— begin Information provided —

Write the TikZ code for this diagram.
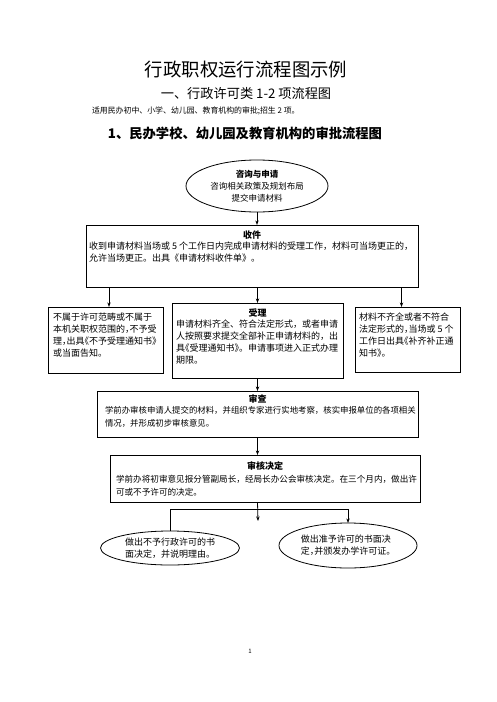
\documentclass[tikz,border=0pt]{standalone}
\usepackage{fontspec}
\setmainfont{Noto Sans CJK SC}
\usetikzlibrary{arrows.meta,shapes.geometric}
% half-width punctuation
\newcommand\halfl[1]{\makebox[.5em][l]{#1}}
\newcommand\halfr[1]{\makebox[.5em][r]{#1}}

\begin{document}
\begin{tikzpicture}[x=1pt,y=-1pt,
  every node/.style={inner sep=0pt,outer sep=0pt},
  frame/.style={draw,line width=0.9pt,anchor=north west},
  head/.style={font=\bfseries\fontsize{9}{12}\selectfont},
  body/.style={font=\fontsize{9}{12}\selectfont,align=left,anchor=north west},
  oval/.style={draw,ellipse,line width=0.8pt,font=\fontsize{9}{12}\selectfont},
  arr/.style={-{Stealth[length=4.6pt,width=3.4pt]},line width=0.8pt},
  link/.style={line width=0.8pt}
  ]
\fill[white] (0,0) rectangle (496,702);
\useasboundingbox (0,0) rectangle (496,702);

% titles
\node[font=\fontsize{18.4}{20}\selectfont] (title) at (246,70) {行政职权运行流程图示例};
\node[font=\fontsize{13.2}{15}\selectfont] (subtitle) at (246,93) {一、行政许可类 1-2 项流程图};
\node[font=\fontsize{7.9}{10}\selectfont,anchor=west] (scope) at (92,111) {适用民办初中、小学、幼儿园、教育机构的审批;招生 2 项。};
\node[font=\bfseries\fontsize{13.3}{15}\selectfont] (heading) at (245,133) {1、民办学校、幼儿园及教育机构的审批流程图};

% steps
\node[oval,minimum width=142,minimum height=52,align=center,font=\fontsize{8.5}{12}\selectfont] (zixun) at (257,186)
  {\textbf{咨询与申请}\\咨询相关政策及规划布局\\提交申请材料};

\node[frame,minimum width=332,minimum height=62] (shoujian) at (86,225) {};
\node[head] (shoujianhd) at (252,235) {收件};
\node[body] (shoujiantxt) at (89,242)
  {收到申请材料当场或 5 个工作日内完成申请材料的受理工作，材料可当场更正的，\\
   允许当场更正。出具《申请材料收件单》。};

\node[frame,minimum width=115,minimum height=66] (buxu) at (48,307) {};
\node[body] (buxutxt) at (53,313)
  {不属于许可范畴或不属于\\本机关职权范围的\halfl{，}不予受\\理\halfl{，}出具\halfr{《}不予受理通知书\halfl{》}\\或当面告知。};

\node[frame,minimum width=171,minimum height=75] (shouli) at (172,303) {};
\node[head] (shoulihd) at (257.5,313) {受理};
\node[body] (shoulitxt) at (176,320)
  {申请材料齐全、符合法定形式，或者申请\\人按照要求提交全部补正申请材料的，出\\具\halfr{《}受理通知书\halfl{》}。申请事项进入正式办理\\期限。};

\node[frame,minimum width=105,minimum height=65] (bujiao) at (355,307) {};
\node[body] (bujiaotxt) at (359,313)
  {材料不齐全或者不符合\\法定形式的\halfl{，}当场或 5 个\\工作日出具\halfr{《}补齐补正通\\知书\halfl{》}。};

\node[frame,minimum width=321,minimum height=46] (shencha) at (97,391) {};
\node[head] (shenchahd) at (257.5,399) {审查};
\node[body,font=\fontsize{8.4}{13}\selectfont] (shenchatxt) at (105,406)
  {学前办审核申请人提交的材料，并组织专家进行实地考察，核实申报单位的各项相关\\情况，并形成初步审核意见。};

\node[frame,minimum width=310,minimum height=47] (juedong) at (110,455) {};
\node[head] (juedonghd) at (265,466) {审核决定};
\node[body,font=\fontsize{8.6}{13}\selectfont] (juedongtxt) at (116,475)
  {学前办将初审意见报分管副局长，经局长办公会审核决定。在三个月内，做出许\\可或不予许可的决定。};

\node[oval,minimum width=139,minimum height=34,align=left] (buyu) at (170,548)
  {做出不予行政许可的书\\面决定，并说明理由。};
\node[oval,minimum width=138,minimum height=45,align=left] (zhunyu) at (348,545.5)
  {做出准予许可的书面决\\定\halfl{，}并颁发办学许可证。};

\node[font=\fontsize{6}{7}\selectfont] (pageno) at (250,651) {1};

% connectors
\coordinate (buxuin) at ([xshift=3.5pt]buxu.north);
\coordinate (bujiaoin) at ([xshift=-6pt]bujiao.north);
\coordinate (fork) at (258,509);
\coordinate (forkend) at (258,521);
\draw[arr] (zixun.south) -- (zixun.south |- shoujian.north);
\draw[arr] (buxuin |- shoujian.south) -- (buxuin);
\draw[arr] (shouli.north |- shoujian.south) -- (shouli.north);
\draw[arr] (bujiaoin |- shoujian.south) -- (bujiaoin);
\draw[arr] (shouli.south) -- (shencha.north);
\draw[arr] (shencha.south) -- (shencha.south |- juedong.north);
\draw[arr] (shencha.south |- juedong.south) -- (forkend);
\draw[arr] (buyu.north) |- (zhunyu.north |- fork) -- (zhunyu.north);
\end{tikzpicture}
\end{document}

— end Information provided —

**Stated goal**
Using the material above, set down every line exactly, but skip the pictures.

**Correct result**
Write the TikZ code for this diagram.
\documentclass[tikz,border=0pt]{standalone}
\usepackage{fontspec}
\setmainfont{Noto Sans CJK SC}
\usetikzlibrary{arrows.meta,shapes.geometric}
% half-width punctuation
\newcommand\halfl[1]{\makebox[.5em][l]{#1}}
\newcommand\halfr[1]{\makebox[.5em][r]{#1}}

\begin{document}
\begin{tikzpicture}[x=1pt,y=-1pt,
  every node/.style={inner sep=0pt,outer sep=0pt},
  frame/.style={draw,line width=0.9pt,anchor=north west},
  head/.style={font=\bfseries\fontsize{9}{12}\selectfont},
  body/.style={font=\fontsize{9}{12}\selectfont,align=left,anchor=north west},
  oval/.style={draw,ellipse,line width=0.8pt,font=\fontsize{9}{12}\selectfont},
  arr/.style={-{Stealth[length=4.6pt,width=3.4pt]},line width=0.8pt},
  link/.style={line width=0.8pt}
  ]
\fill[white] (0,0) rectangle (496,702);
\useasboundingbox (0,0) rectangle (496,702);

% titles
\node[font=\fontsize{18.4}{20}\selectfont] (title) at (246,70) {行政职权运行流程图示例};
\node[font=\fontsize{13.2}{15}\selectfont] (subtitle) at (246,93) {一、行政许可类 1-2 项流程图};
\node[font=\fontsize{7.9}{10}\selectfont,anchor=west] (scope) at (92,111) {适用民办初中、小学、幼儿园、教育机构的审批;招生 2 项。};
\node[font=\bfseries\fontsize{13.3}{15}\selectfont] (heading) at (245,133) {1、民办学校、幼儿园及教育机构的审批流程图};

% steps
\node[oval,minimum width=142,minimum height=52,align=center,font=\fontsize{8.5}{12}\selectfont] (zixun) at (257,186)
  {\textbf{咨询与申请}\\咨询相关政策及规划布局\\提交申请材料};

\node[frame,minimum width=332,minimum height=62] (shoujian) at (86,225) {};
\node[head] (shoujianhd) at (252,235) {收件};
\node[body] (shoujiantxt) at (89,242)
  {收到申请材料当场或 5 个工作日内完成申请材料的受理工作，材料可当场更正的，\\
   允许当场更正。出具《申请材料收件单》。};

\node[frame,minimum width=115,minimum height=66] (buxu) at (48,307) {};
\node[body] (buxutxt) at (53,313)
  {不属于许可范畴或不属于\\本机关职权范围的\halfl{，}不予受\\理\halfl{，}出具\halfr{《}不予受理通知书\halfl{》}\\或当面告知。};

\node[frame,minimum width=171,minimum height=75] (shouli) at (172,303) {};
\node[head] (shoulihd) at (257.5,313) {受理};
\node[body] (shoulitxt) at (176,320)
  {申请材料齐全、符合法定形式，或者申请\\人按照要求提交全部补正申请材料的，出\\具\halfr{《}受理通知书\halfl{》}。申请事项进入正式办理\\期限。};

\node[frame,minimum width=105,minimum height=65] (bujiao) at (355,307) {};
\node[body] (bujiaotxt) at (359,313)
  {材料不齐全或者不符合\\法定形式的\halfl{，}当场或 5 个\\工作日出具\halfr{《}补齐补正通\\知书\halfl{》}。};

\node[frame,minimum width=321,minimum height=46] (shencha) at (97,391) {};
\node[head] (shenchahd) at (257.5,399) {审查};
\node[body,font=\fontsize{8.4}{13}\selectfont] (shenchatxt) at (105,406)
  {学前办审核申请人提交的材料，并组织专家进行实地考察，核实申报单位的各项相关\\情况，并形成初步审核意见。};

\node[frame,minimum width=310,minimum height=47] (juedong) at (110,455) {};
\node[head] (juedonghd) at (265,466) {审核决定};
\node[body,font=\fontsize{8.6}{13}\selectfont] (juedongtxt) at (116,475)
  {学前办将初审意见报分管副局长，经局长办公会审核决定。在三个月内，做出许\\可或不予许可的决定。};

\node[oval,minimum width=139,minimum height=34,align=left] (buyu) at (170,548)
  {做出不予行政许可的书\\面决定，并说明理由。};
\node[oval,minimum width=138,minimum height=45,align=left] (zhunyu) at (348,545.5)
  {做出准予许可的书面决\\定\halfl{，}并颁发办学许可证。};

\node[font=\fontsize{6}{7}\selectfont] (pageno) at (250,651) {1};

% connectors
\coordinate (buxuin) at ([xshift=3.5pt]buxu.north);
\coordinate (bujiaoin) at ([xshift=-6pt]bujiao.north);
\coordinate (fork) at (258,509);
\coordinate (forkend) at (258,521);
\draw[arr] (zixun.south) -- (zixun.south |- shoujian.north);
\draw[arr] (buxuin |- shoujian.south) -- (buxuin);
\draw[arr] (shouli.north |- shoujian.south) -- (shouli.north);
\draw[arr] (bujiaoin |- shoujian.south) -- (bujiaoin);
\draw[arr] (shouli.south) -- (shencha.north);
\draw[arr] (shencha.south) -- (shencha.south |- juedong.north);
\draw[arr] (shencha.south |- juedong.south) -- (forkend);
\draw[arr] (buyu.north) |- (zhunyu.north |- fork) -- (zhunyu.north);
\end{tikzpicture}
\end{document}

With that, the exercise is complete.